This post title implies that I am going to convince you to start writing blogs.
That is a lie.
I’m writing this today to put into words why I decided to start. Ultimately, I’m writing this for myself.
Write blogs for yourself
In this day and age when it feels like everyone has already invented everything, it’s hard to prove your worth as a budding software developer, it’s hard for me to prove my worth.
I need to prove my worth to myself first, that’s why I am writing for myself and for no one else. I hope no one else reads these ramblings, in fact. Because I am going to say a lot of stupid things presented in boring ways until I finally figure things out.
Blog posts are actually fun to read
I used to think that writing blog posts was silly, that it was something you did if you were out of touch. If you didn’t know how to make a YouTube video, you wrote blogs.
Oh, how wrong I was.
After spending enough time watching YouTube videos of people reacting to blog posts I realized that I was being silly. These are first hand accounts of others’ experiences. A way to learn specific details that you would normally never know unless you yourself put in the same time into the obscure project. And at least for me it is very hard to dedicate time to a project that I know won’t matter.

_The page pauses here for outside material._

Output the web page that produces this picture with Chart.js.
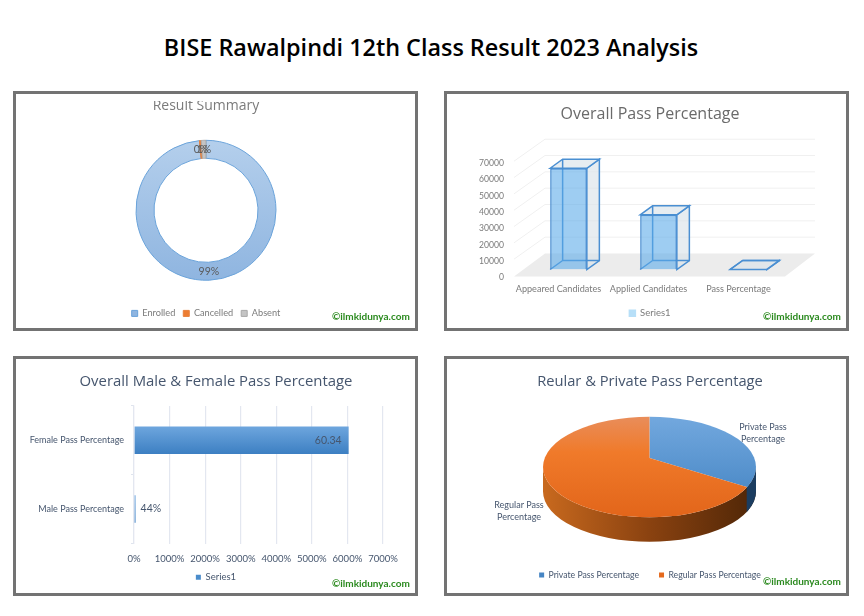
<!DOCTYPE html>
<html>
<head>
<meta charset="utf-8">
<title>BISE Rawalpindi 12th Class Result 2023 Analysis</title>
<script src="https://cdn.jsdelivr.net/npm/chart.js@4/dist/chart.umd.min.js"></script>
<style>
html,body{margin:0;padding:0;background:#fff;width:864px;height:616px;overflow:hidden;font-family:"Open Sans",sans-serif}
#page{position:relative;width:864px;height:616px}
h1{position:absolute;left:0;top:31px;width:862px;margin:0;text-align:center;font:600 23.4px/32px "Open Sans",sans-serif;color:#000}
.panel{position:absolute;box-sizing:border-box;border:3px solid #737373;background:#fff}
canvas{position:absolute;filter:blur(0.3px)}
.wm{position:absolute;color:#2b8a1f;font:700 10px/14px Lato,sans-serif;white-space:nowrap;z-index:3}
#mask{position:absolute;left:16px;top:94px;width:398px;height:6.5px;background:#fff;z-index:2}
</style>
</head>
<body>
<div id="page">
<h1>BISE Rawalpindi 12th Class Result 2023 Analysis</h1>
<div class="panel" style="left:13px;top:91px;width:405px;height:240px"></div>
<div class="panel" style="left:444px;top:91px;width:405px;height:240px"></div>
<div class="panel" style="left:13px;top:356px;width:405px;height:240px"></div>
<div class="panel" style="left:444px;top:356px;width:405px;height:240px"></div>
<canvas id="c1" width="380" height="234" style="left:16px;top:94px"></canvas>
<canvas id="c2" width="406" height="234" style="left:447px;top:94px"></canvas>
<canvas id="c3" width="400" height="234" style="left:16px;top:358px"></canvas>
<canvas id="c4" width="404" height="234" style="left:447px;top:358px"></canvas>
<div id="mask"></div>
<div class="wm" style="left:332px;top:309px">©ilmkidunya.com</div>
<div class="wm" style="left:763px;top:309px">©ilmkidunya.com</div>
<div class="wm" style="left:332px;top:576px">©ilmkidunya.com</div>
<div class="wm" style="left:763px;top:574px">©ilmkidunya.com</div>
</div>
<script>
const summaryLabels = ["Enrolled", "Cancelled", "Absent"];
const summaryValues = [98.5, 0.4, 1.1];
const summaryText = ["99%", "0%", "1%"];

const overallLabels = ["Appeared Candidates", "Applied Candidates", "Pass Percentage"];
const overallValues = [62000, 33500, 57];

const genderLabels = ["Female Pass Percentage", "Male Pass Percentage"];
const genderValues = [60.34, 0.44];
const genderText = ["60.34", "44%"];

const typeLabels = ["Private Pass Percentage", "Regular Pass Percentage"];
const typeValues = [34, 66];

const FONT = 'Lato, "Open Sans", sans-serif';
const GREY = "#7b7b7b";
const SLATE = "#46566e";
Chart.defaults.font.family = FONT;
Chart.defaults.animation = false;
Chart.defaults.responsive = false;
Chart.defaults.devicePixelRatio = 1;
Chart.defaults.plugins.tooltip.enabled = false;

function titleOpts(text, size, color, top, bottom) {
  return {display: true, text, color, font: {size, weight: "normal", family: '"Open Sans", sans-serif', lineHeight: 1.2}, padding: {top, bottom}};
}
function legendOpts(color, box, padding, fill, size) {
  const labels = {color, boxWidth: box, boxHeight: box, padding, font: {size: size || 9.5, family: FONT}};
  if (fill) {
    labels.generateLabels = chart => Chart.defaults.plugins.legend.labels.generateLabels(chart)
      .map(item => Object.assign(item, {fillStyle: fill, strokeStyle: fill}));
  }
  return {display: true, position: "bottom", labels};
}
/* An empty axis on the right: keeps the plot narrower while title and legend stay centred on the canvas. */
function spacerAxis(width) {
  return {
    axis: "y", position: "right", display: true,
    grid: {display: false}, border: {display: false},
    ticks: {display: false},
    afterFit: s => { s.width = width; }
  };
}

/* ---------- Result Summary ---------- */
new Chart(document.getElementById("c1"), {
  type: "doughnut",
  data: {
    labels: summaryLabels,
    datasets: [{
      data: summaryValues,
      radius: 70,
      cutout: "74.3%",
      borderWidth: 1,
      borderColor: ["#6aa3da", "#e8813c", "#a9a9a9"],
      backgroundColor: c => {
        if (c.dataIndex === 1) return "#ed7d31";
        if (c.dataIndex === 2) return "#c4c4c4";
        const a = c.chart.chartArea;
        if (!a) return "#a4c2e6";
        const cy = (a.top + a.bottom) / 2;
        const g = c.chart.ctx.createLinearGradient(0, cy - 70, 0, cy + 70);
        g.addColorStop(0, "#b4cfec");
        g.addColorStop(1, "#8fb5e0");
        return g;
      }
    }]
  },
  options: {
    layout: {autoPadding: false},
    plugins: {title: titleOpts("Result Summary", 14, GREY, 4, 5), legend: legendOpts(GREY, 6, 8, null, 9.2)}
  },
  plugins: [{
    id: "summaryLabels",
    afterDatasetsDraw(chart) {
      const ctx = chart.ctx;
      ctx.save();
      ctx.font = "10.5px " + FONT;
      ctx.fillStyle = "#5a5a5a";
      ctx.textAlign = "center";
      ctx.textBaseline = "middle";
      chart.getDatasetMeta(0).data.forEach((arc, i) => {
        const p = arc.tooltipPosition();
        ctx.fillText(summaryText[i], p.x, p.y);
      });
      ctx.restore();
    }
  }]
});

/* ---------- Overall Pass Percentage ---------- */
const FLOOR_BACK = -16, DEPTH_X = 12.5, DEPTH_Y = -9;
new Chart(document.getElementById("c2"), {
  type: "bar",
  data: {
    labels: overallLabels,
    datasets: [{
      label: "Series1",
      data: overallValues,
      categoryPercentage: 1,
      barPercentage: 0.408,
      backgroundColor: "rgba(88,168,232,0.58)",
      borderColor: "#4a8fd2",
      borderWidth: 1.5
    }]
  },
  options: {
    layout: {autoPadding: false},
    plugins: {title: titleOpts("Overall Pass Percentage", 16, "#6a6a6a", 11, 31), legend: legendOpts(GREY, 6, 6, "#b7dff8")},
    scales: {
      x: {
        grid: {display: false, drawTicks: false}, border: {display: false},
        afterFit: s => { s.height = 33; },
        ticks: {padding: 14, labelOffset: -10, color: GREY, font: {size: 9.1}, maxRotation: 0, autoSkip: false}
      },
      y: {
        min: 0, max: 70000,
        grid: {display: false, drawTicks: false}, border: {display: false},
        afterFit: s => { s.width = 76.5; },
        ticks: {stepSize: 10000, padding: 19.5, labelOffset: 8, color: GREY, font: {size: 8.6}, callback: v => String(v)}
      },
      spacer: spacerAxis(59.5)
    }
  },
  plugins: [{
    id: "depth",
    beforeDatasetsDraw(chart) {
      const ctx = chart.ctx, y = chart.scales.y, a = chart.chartArea;
      const fl = a.left - 9.5, fr = a.right - 8.5, bl = a.left + 21.5, br = a.right + 21.5;
      ctx.save();
      const y0 = y.getPixelForValue(0);
      ctx.fillStyle = "#ececec";
      ctx.beginPath();
      ctx.moveTo(bl, y0 + FLOOR_BACK);
      ctx.lineTo(br, y0 + FLOOR_BACK);
      ctx.lineTo(fr, y0 + 7);
      ctx.lineTo(fl, y0 + 7);
      ctx.closePath();
      ctx.fill();
      ctx.strokeStyle = "#f0f0f0";
      ctx.lineWidth = 1;
      y.ticks.forEach(t => {
        if (t.value === 0) return;
        const py = y.getPixelForValue(t.value);
        ctx.beginPath();
        ctx.moveTo(fl, py + 6);
        ctx.lineTo(bl, py + FLOOR_BACK);
        ctx.lineTo(br, py + FLOOR_BACK);
        ctx.stroke();
      });
      chart.getDatasetMeta(0).data.forEach(bar => {
        const l = bar.x - bar.width / 2, r = bar.x + bar.width / 2, t = bar.y, b = bar.base;
        ctx.fillStyle = "rgba(218,228,234,0.65)";
        ctx.strokeStyle = "#4a8fd2";
        ctx.lineWidth = 1.5;
        ctx.beginPath();
        ctx.moveTo(r, t);
        ctx.lineTo(r + DEPTH_X, t + DEPTH_Y);
        ctx.lineTo(r + DEPTH_X, b + DEPTH_Y);
        ctx.lineTo(r, b);
        ctx.closePath();
        ctx.fill();
        ctx.stroke();
        ctx.beginPath();
        ctx.moveTo(l, t);
        ctx.lineTo(l + DEPTH_X, t + DEPTH_Y);
        ctx.lineTo(r + DEPTH_X, t + DEPTH_Y);
        ctx.lineTo(r, t);
        ctx.closePath();
        ctx.fill();
        ctx.stroke();
        ctx.beginPath();
        ctx.moveTo(l + DEPTH_X, t + DEPTH_Y);
        ctx.lineTo(l + DEPTH_X, b + DEPTH_Y);
        ctx.lineTo(r + DEPTH_X, b + DEPTH_Y);
        ctx.moveTo(l, b);
        ctx.lineTo(l + DEPTH_X, b + DEPTH_Y);
        ctx.stroke();
      });
      ctx.restore();
    }
  }]
});

/* ---------- Male & Female ---------- */
new Chart(document.getElementById("c3"), {
  type: "bar",
  data: {
    labels: genderLabels,
    datasets: [{
      label: "Series1",
      data: genderValues,
      categoryPercentage: 1,
      barPercentage: 0.4,
      borderWidth: 0,
      backgroundColor: c => {
        const s = c.chart.scales && c.chart.scales.y;
        if (!s) return "#5b9bd5";
        const m = s.getPixelForTick(c.dataIndex);
        const g = c.chart.ctx.createLinearGradient(0, m - 14, 0, m + 14);
        g.addColorStop(0, "#6ea6de");
        g.addColorStop(1, "#3c7fc2");
        return g;
      }
    }]
  },
  options: {
    indexAxis: "y",
    layout: {autoPadding: false},
    plugins: {title: titleOpts("Overall Male & Female Pass Percentage", 14.9, SLATE, 15, 15), legend: legendOpts(SLATE, 5, 6, "#4a8ccb")},
    scales: {
      x: {
        min: 0, max: 70,
        grid: {color: "#e3e7f0", lineWidth: 1.2, drawTicks: false},
        border: {display: false},
        afterFit: s => { s.height = 23; },
        ticks: {stepSize: 10, padding: 10, color: SLATE, font: {size: 9.5}, callback: v => (v * 100) + "%", maxRotation: 0}
      },
      y: {
        grid: {drawOnChartArea: false, color: "#dfe4ee", tickLength: 3},
        border: {color: "#e3e7f0", width: 1.2},
        afterFit: s => { s.width = 118; },
        ticks: {padding: 7, color: SLATE, font: {size: 9}}
      },
      spacer: spacerAxis(33)
    }
  },
  plugins: [{
    id: "genderLabels",
    afterDatasetsDraw(chart) {
      const ctx = chart.ctx;
      ctx.save();
      ctx.font = "10.5px " + FONT;
      ctx.fillStyle = SLATE;
      ctx.textBaseline = "middle";
      chart.getDatasetMeta(0).data.forEach((bar, i) => {
        const inside = bar.x - bar.base > 30;
        ctx.textAlign = inside ? "right" : "left";
        ctx.fillText(genderText[i], inside ? bar.x - 7 : bar.x + 5, bar.y);
      });
      ctx.restore();
    }
  }]
});

/* ---------- Regular & Private (tilted pie) ---------- */
const TILT = 0.47, VERTEX_X = 202.5, VERTEX_Y = 100;
const RIM_CY = 109, RIM_RX = 106.5, RIM_RY = 50.3, RIM_DEPTH = 24.5, BLUE_RIM_FROM = 299.7;
function rimPath(ctx) {
  ctx.beginPath();
  ctx.moveTo(VERTEX_X - RIM_RX, RIM_CY);
  ctx.lineTo(VERTEX_X - RIM_RX, RIM_CY + RIM_DEPTH);
  ctx.ellipse(VERTEX_X, RIM_CY + RIM_DEPTH, RIM_RX, RIM_RY, 0, Math.PI, 0, true);
  ctx.lineTo(VERTEX_X + RIM_RX, RIM_CY);
  ctx.ellipse(VERTEX_X, RIM_CY, RIM_RX, RIM_RY, 0, 0, Math.PI);
  ctx.closePath();
}
new Chart(document.getElementById("c4"), {
  type: "pie",
  data: {
    labels: typeLabels,
    datasets: [{
      data: typeValues,
      radius: 135,
      clip: false,
      borderWidth: 0,
      backgroundColor: c => {
        const a = c.chart.chartArea;
        if (!a) return "#5b9bd5";
        const cy = (a.top + a.bottom) / 2;
        const g = c.chart.ctx.createLinearGradient(0, cy - 41 / TILT, 0, cy + 60 / TILT);
        if (c.dataIndex === 0) {
          g.addColorStop(0, "#72a8de");
          g.addColorStop(1, "#3f80c0");
        } else {
          g.addColorStop(0, "#e98d5a");
          g.addColorStop(0.35, "#f07a2a");
          g.addColorStop(1, "#e2651a");
        }
        return g;
      }
    }]
  },
  options: {
    layout: {autoPadding: false, padding: {left: 2, bottom: 2.6}},
    plugins: {title: titleOpts("Reular & Private Pass Percentage", 14.7, SLATE, 15, 12), legend: legendOpts(SLATE, 5, 20, null, 8.7)}
  },
  plugins: [{
    id: "tilt",
    beforeDatasetsDraw(chart) {
      const ctx = chart.ctx;
      ctx.save();
      const g = ctx.createLinearGradient(VERTEX_X - RIM_RX, 0, VERTEX_X + RIM_RX, 0);
      g.addColorStop(0, "#c8691e");
      g.addColorStop(0.5, "#8a4210");
      g.addColorStop(1, "#4f2607");
      ctx.fillStyle = g;
      rimPath(ctx);
      ctx.fill();
      ctx.save();
      ctx.beginPath();
      ctx.rect(BLUE_RIM_FROM, 0, 200, 234);
      ctx.clip();
      ctx.fillStyle = "#1b3d60";
      rimPath(ctx);
      ctx.fill();
      ctx.restore();
      ctx.restore();

      const a = chart.chartArea;
      ctx.save();
      ctx.beginPath();
      ctx.ellipse(VERTEX_X, RIM_CY, RIM_RX, RIM_RY, 0, 0, Math.PI * 2);
      ctx.clip();
      ctx.translate(VERTEX_X, VERTEX_Y);
      ctx.scale(1, TILT);
      ctx.translate(-(a.left + a.right) / 2, -(a.top + a.bottom) / 2);
    },
    afterDatasetsDraw(chart) {
      const ctx = chart.ctx;
      ctx.restore();
      ctx.save();
      ctx.font = "9px " + FONT;
      ctx.fillStyle = SLATE;
      ctx.textAlign = "center";
      ctx.textBaseline = "middle";
      ctx.fillText("Private Pass", 316, 69);
      ctx.fillText("Percentage", 316, 81);
      ctx.fillText("Regular Pass", 72, 147);
      ctx.fillText("Percentage", 72, 159);
      ctx.restore();
    }
  }]
});
</script>
</body>
</html>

I realized there is value in writing about something that people can learn from or relate to. And knowing full well that I am a terrible writer I still want something to look back on when I’m (hopefully) a much better programmer in the future.
Document your life
When I know I can document my experiences working on silly projects, I feel more inclined to work on them more. To experiment. To try reinventing a wheel that I know has been perfected by software developers a thousand times before me.
The only way to give these things any meaning is to document what I learned, if for no other reason than to have a list of all the useless stuff I made.
An excuse to ignore AI
Learning a new programming tool has been hard for me ever since AI came around. I constantly critique it for doing things the wrong way when I use it on pre-AI projects. But when learning a new language or framework I trust it, why? (Gell-Mann Amnesia effect?)
So I have taken to ignoring AI when the purpose is to learn. If I do something wrong a thousand times that’s at least a thousand things to document, to write about, to blog. Nobody cares about yet another mediocre game engine, compiler, web server, but there is one person at least that cares about what I learned (me).
I want an excuse to program for fun, and at least get something out of it.